As I approach 50 years in the Tax industry, I reflect on the latest Federal Budget: small business, CGT, negative gearing, Tax Reform and unintended consequences.
I’ve had a number of conversations recently about the tax changes announced in the Federal Budget, particularly as they relate to small business, aspiring investors and entrepreneurs.
I completely understand the intent behind many of these measures. However, my analysis — and that of many others — is that they have not been properly thought through, especially in terms of their real‑world impact on small business.
I believe the Government has been poorly served by Treasury in how these measures have been framed. There seems to be an underlying mindset that tax reform must always create “winners and losers”. I use the term tax reform here in the pejorative sense — good reform should create winners without demonising people who have lawfully benefited from existing rules, which are often misunderstood.
I’m also concerned by the apparent desire to move quickly to enact these changes, simply because the numbers may be there, rather than taking the time to get the policy settings right.
A few big‑picture observations worth considering.
1. CGT reform and the small business reality
Most people operating in the small business space are capital poor but value rich. They often build businesses from scratch through effort and risk taking, not by purchasing assets with a cost base.
Under the proposed CGT changes, many small business owners will be subject to CGT on a sale of their business at their top marginal rate (up to 47%), often well above the proposed 30% minimum, simply because they have a zero or low cost base and the interaction of the top marginal tax rate applying from $190K. By contrast, large businesses operating through corporate structures often have a “purchased” or a high cost base and even when they don’t, can effectively cap CGT at 30%, the corporate tax rate.
If the policy goal is to level the playing field, this outcome appears to do the opposite.
2. Trusts, profit retention and reinvestment
Small businesses commonly operate through trusts and partnerships, which require all profits to be distributed each year, and are then subject to the personal tax rates. Unlike large corporates, they cannot retain profits in the business unless they use a “bucket company” which allows tax on profits to be capped at the corporate tax rate of 30%, the same rate available to large businesses.
The proposed trust tax changes effectively remove this levelling mechanism. Conceptually, if large businesses can retain profits after a 30% tax, why should small businesses be denied the same opportunity?
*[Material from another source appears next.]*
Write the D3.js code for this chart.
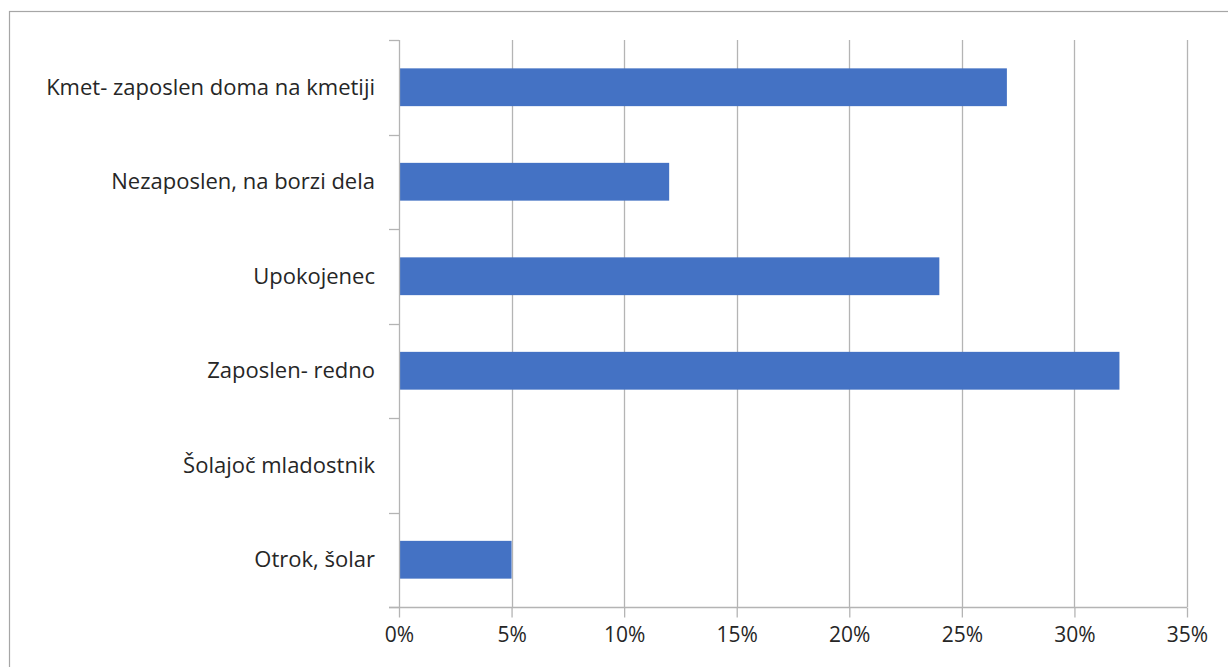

Additionally, under current law, “bucket company” funds cannot easily be reinvested back into the operating business to build its cost base because of Division 7A loan rules. Small business is already constrained — these proposals tighten the screws further.
3. The real issue is franking refunds — not bucket companies
The real structural issue with corporate tax is the refundability of franking credits, which places pressure on the tax base, not small businesses using bucket companies to manage cash flow and reinvestment.
Targeting bucket companies with an effective tax rate of over 50% misses the real issue and risks significant collateral damage to small business.
4. A more equitable approach to negative gearing
Negative gearing is often raised as part of the housing and tax equity debate, but again, the issue should be symmetry, not demonisation.
Currently, investors:
- receive immediate tax deductions for losses at their marginal tax rate (often 47%), and
- later pay CGT on the gain at a 50% discounted rate.
The inequity is clear. Losses are deducted at full rates, while gains are taxed at half rates.
A simple and fair reform would be this:
- Tax capital gains, up to the amount of prior negative gearing deductions, at the taxpayer’s marginal rate at the time of sale.
- Only the excess gain above those deductions would receive the 50% CGT discount.
This creates symmetry, could be applied across all asset classes and encourages risk taking by aspiring investors. The 50% CGT discount is a completely separate issue.
5. Preserve the CGT discount — but introduce lifetime caps
The debate around simply reducing or abolishing the 50% CGT discount overlooks an opportunity for more nuanced reform.
While the discount is generous, some allowance for inflation and long‑term risk is appropriate. A better approach would be:
- Lifetime caps on access to the 50% discount.
- This would support the aspirations of: small business owners, property investors (who are critical to rental supply), entrepreneurs and “mum and dad” investors. Gen X investors creating their entry into the housing market
- Very large capital gains beyond the cap to be taxed at: the corporate rate (30%) if structured through a company, or top marginal rates (45%+) if held personally.
This approach improves equity, targets very large gains, preserves incentives to invest and build, and is likely to be far more acceptable to aspirational Australians.
Final thought
Good tax reform should be careful, principled and proportionate. It should promote initiative, not punish it. There are better ways to improve equity and raise revenue without undermining small business confidence or aspiration.
This is a conversation worth having and I would encourage others to contribute. What do you think?